Another week has passed in my little Ecuadorean bubble. In that time we have lost one volunteer and gained two. We have also recruited for - and filled - thirteen English classes at the centre; are running eight community projects at our community centre, and running eight community programs with partners. We currently have four volunteers to do this. We will gain one more at the end of September, but it is going to be tough.
The good news: we got our green light to recruit local volunteers. We have already had two applications. We are looking to attract more, but the reality is we won't be able the volunteers in place until the middle of next month, which places considerable strain on us. For instance, I am only supposed to be teaching one English class (my role is something different). I am currently teaching four until the fifth volunteer gets here. Then, I will teach two which is more manageable. Ironically, I am the only qualified ESOL teacher out of the five of us. This has translated into me offering workshops on ESOL teaching to the other volunteers. One thing I will say for certain here: my skills are always needed. I'm sure some will disagree, but I have felt for a long time that academia de-skills you. It keeps you in a kind-of repetitive loop and your mind harks back to the days when you were in practice jobs having to think on your feet a lot more and using every little resource and skill you had.
For this alone, I'm very glad to be where I am now. It's a breath of fresh air; although I'm sure, with enough time, it could become it's own repetitive cycle. What also excites me is the group of volunteers I am working with. We are all women, with different professional and academic backgrounds; but very similar values, perspectives and goals. Collaborative working is a model we are all eager to pursue; and seem to recognise in the other skills we don't yet have but would like to grow. This is another breath of fresh air. There is real power in recognising that someone has a very similar skill set to you and that, together, you could accomplish much more than either of you could do alone. It is like that between the four of us (and hopefully number five... we are praying for a Virgo moon) and, as a result, I can see that we are going to accomplish a lot together this year. Inspiring to say the least.

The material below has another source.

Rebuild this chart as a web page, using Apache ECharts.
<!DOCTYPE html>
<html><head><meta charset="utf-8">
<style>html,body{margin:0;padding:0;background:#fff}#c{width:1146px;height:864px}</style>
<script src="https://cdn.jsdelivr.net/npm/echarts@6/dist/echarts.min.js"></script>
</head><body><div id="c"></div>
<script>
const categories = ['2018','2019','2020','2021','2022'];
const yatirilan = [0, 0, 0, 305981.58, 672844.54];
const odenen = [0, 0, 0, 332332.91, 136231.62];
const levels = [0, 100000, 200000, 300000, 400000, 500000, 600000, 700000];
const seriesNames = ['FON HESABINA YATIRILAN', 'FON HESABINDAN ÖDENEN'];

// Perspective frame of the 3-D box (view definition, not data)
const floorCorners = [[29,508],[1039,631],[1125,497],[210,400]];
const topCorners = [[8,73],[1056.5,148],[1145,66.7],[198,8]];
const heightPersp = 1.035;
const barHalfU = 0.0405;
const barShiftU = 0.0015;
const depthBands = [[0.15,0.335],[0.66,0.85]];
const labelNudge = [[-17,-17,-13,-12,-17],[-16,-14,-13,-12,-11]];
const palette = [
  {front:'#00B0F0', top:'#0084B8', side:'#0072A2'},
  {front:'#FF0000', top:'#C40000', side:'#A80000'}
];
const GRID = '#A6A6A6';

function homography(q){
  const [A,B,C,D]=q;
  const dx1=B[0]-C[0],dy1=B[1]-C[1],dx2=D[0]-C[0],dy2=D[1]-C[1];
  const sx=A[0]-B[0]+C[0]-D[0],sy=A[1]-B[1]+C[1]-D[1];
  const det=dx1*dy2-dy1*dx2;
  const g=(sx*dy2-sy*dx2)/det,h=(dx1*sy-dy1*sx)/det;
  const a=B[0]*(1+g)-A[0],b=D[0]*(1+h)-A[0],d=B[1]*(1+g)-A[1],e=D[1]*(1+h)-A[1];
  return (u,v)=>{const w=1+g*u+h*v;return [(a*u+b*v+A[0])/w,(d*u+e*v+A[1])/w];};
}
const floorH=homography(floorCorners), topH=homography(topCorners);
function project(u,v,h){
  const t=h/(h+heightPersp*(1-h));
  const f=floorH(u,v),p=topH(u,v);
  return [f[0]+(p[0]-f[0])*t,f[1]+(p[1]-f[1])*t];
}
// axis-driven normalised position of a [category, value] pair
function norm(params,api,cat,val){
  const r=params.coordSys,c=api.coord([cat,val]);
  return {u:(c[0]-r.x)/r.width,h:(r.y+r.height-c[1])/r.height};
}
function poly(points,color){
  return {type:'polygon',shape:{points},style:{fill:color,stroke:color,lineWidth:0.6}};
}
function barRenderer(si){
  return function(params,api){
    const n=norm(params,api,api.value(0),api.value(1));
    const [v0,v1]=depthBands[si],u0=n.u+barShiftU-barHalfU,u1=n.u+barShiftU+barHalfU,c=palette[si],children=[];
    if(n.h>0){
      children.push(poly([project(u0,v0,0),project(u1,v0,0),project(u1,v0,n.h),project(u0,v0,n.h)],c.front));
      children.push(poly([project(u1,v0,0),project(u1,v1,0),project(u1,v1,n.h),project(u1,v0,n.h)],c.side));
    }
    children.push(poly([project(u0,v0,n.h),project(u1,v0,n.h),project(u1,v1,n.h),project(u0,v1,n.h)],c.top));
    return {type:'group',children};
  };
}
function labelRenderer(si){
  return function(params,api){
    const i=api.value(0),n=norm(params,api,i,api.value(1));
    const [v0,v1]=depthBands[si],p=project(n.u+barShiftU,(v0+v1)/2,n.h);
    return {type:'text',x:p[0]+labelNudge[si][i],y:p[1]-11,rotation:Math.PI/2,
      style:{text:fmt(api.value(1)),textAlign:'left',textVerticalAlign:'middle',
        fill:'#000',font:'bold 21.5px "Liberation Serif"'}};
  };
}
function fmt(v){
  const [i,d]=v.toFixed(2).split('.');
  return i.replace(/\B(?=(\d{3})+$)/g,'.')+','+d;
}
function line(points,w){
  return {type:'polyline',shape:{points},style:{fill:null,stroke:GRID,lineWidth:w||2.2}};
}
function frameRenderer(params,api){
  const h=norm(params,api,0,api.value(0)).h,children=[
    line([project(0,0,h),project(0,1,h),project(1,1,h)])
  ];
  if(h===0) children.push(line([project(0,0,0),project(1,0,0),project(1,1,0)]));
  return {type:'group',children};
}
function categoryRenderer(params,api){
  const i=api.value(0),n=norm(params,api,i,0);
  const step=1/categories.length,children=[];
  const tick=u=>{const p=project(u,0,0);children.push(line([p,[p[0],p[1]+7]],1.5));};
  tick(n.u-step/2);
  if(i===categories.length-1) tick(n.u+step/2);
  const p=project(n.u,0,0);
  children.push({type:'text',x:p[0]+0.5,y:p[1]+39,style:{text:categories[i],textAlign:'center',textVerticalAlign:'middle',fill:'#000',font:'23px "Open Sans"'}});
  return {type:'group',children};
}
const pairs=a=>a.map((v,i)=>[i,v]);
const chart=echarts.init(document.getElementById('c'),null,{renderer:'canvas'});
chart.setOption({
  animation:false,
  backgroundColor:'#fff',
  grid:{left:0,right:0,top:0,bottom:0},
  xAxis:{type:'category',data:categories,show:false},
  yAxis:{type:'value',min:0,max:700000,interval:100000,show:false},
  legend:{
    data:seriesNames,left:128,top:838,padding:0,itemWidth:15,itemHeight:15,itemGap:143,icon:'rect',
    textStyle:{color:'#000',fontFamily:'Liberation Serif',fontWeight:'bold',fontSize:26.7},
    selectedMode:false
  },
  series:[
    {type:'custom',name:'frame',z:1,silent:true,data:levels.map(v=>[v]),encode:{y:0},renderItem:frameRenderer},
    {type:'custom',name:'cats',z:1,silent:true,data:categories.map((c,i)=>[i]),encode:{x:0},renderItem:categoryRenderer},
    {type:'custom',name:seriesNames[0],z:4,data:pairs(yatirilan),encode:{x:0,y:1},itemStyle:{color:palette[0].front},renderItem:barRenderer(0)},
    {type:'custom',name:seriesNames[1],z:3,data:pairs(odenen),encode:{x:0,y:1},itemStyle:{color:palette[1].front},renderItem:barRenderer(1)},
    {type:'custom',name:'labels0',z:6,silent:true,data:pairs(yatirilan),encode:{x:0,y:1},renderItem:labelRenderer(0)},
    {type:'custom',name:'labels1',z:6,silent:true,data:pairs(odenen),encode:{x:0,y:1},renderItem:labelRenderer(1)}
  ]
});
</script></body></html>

This emerged strongly in our succession of meetings yesterday which began at 10:30am and finished at 6:30pm. The meetings kicked off with an analysis of the role of community development in the practice of international NGOs, and finished with us all agreeing to incorporate a shared definition of sustainability into the monitoring and evaluation of the programs we are running. All things in between were exciting, refreshing and inspiring. It's teamwork thinking. It's trusting the people you work with. At this stage, there is very little 'othering'. The logic of equivalence has done its magic and we all seem to share a similar vision of what 'bad' community development practice is. The shared discourse is emerging, and it will be a real pleasure and privilege to document it. The absolute joys of practising what you preach. It was what my thesis was all about. It was based on a recurring problem I had witnessed in practice in a number of different contexts. But I didn't have the vocabulary or knowledge to be able to deconstruct it in the necessary level of depth. I sat in that meeting yesterday and could actually see floating and empty signifiers coming together in the discussions we were having. I kept smirking to myself. All that crap was worth it. The almost six years of crap, the rolled eyes and the projections behind my back. It works. I knew it would transform my practice, and the practices of others. I just didn't realise how much.
Today I'm off to one of the local universities to finalise a course I am running with them, and then I'm doing a lecture later on this afternoon on bottom-up approaches to international community development. Then, I'm finalising the first workshop I'm leading on ESOL and ESOL methodologies. And then I'm leading a conversation class on a pre-defined sociological topic. Life is good. Exhausting, but good. There is a real satisfaction in knowing you are where you need to be, learning what you need to learn, and doing what you need to do. It's all about the transformation. I've gone through quite a bit already, and I'm just over 1/12 of the way through this. I will be excited to know me at the end of this journey. I hope you will be too.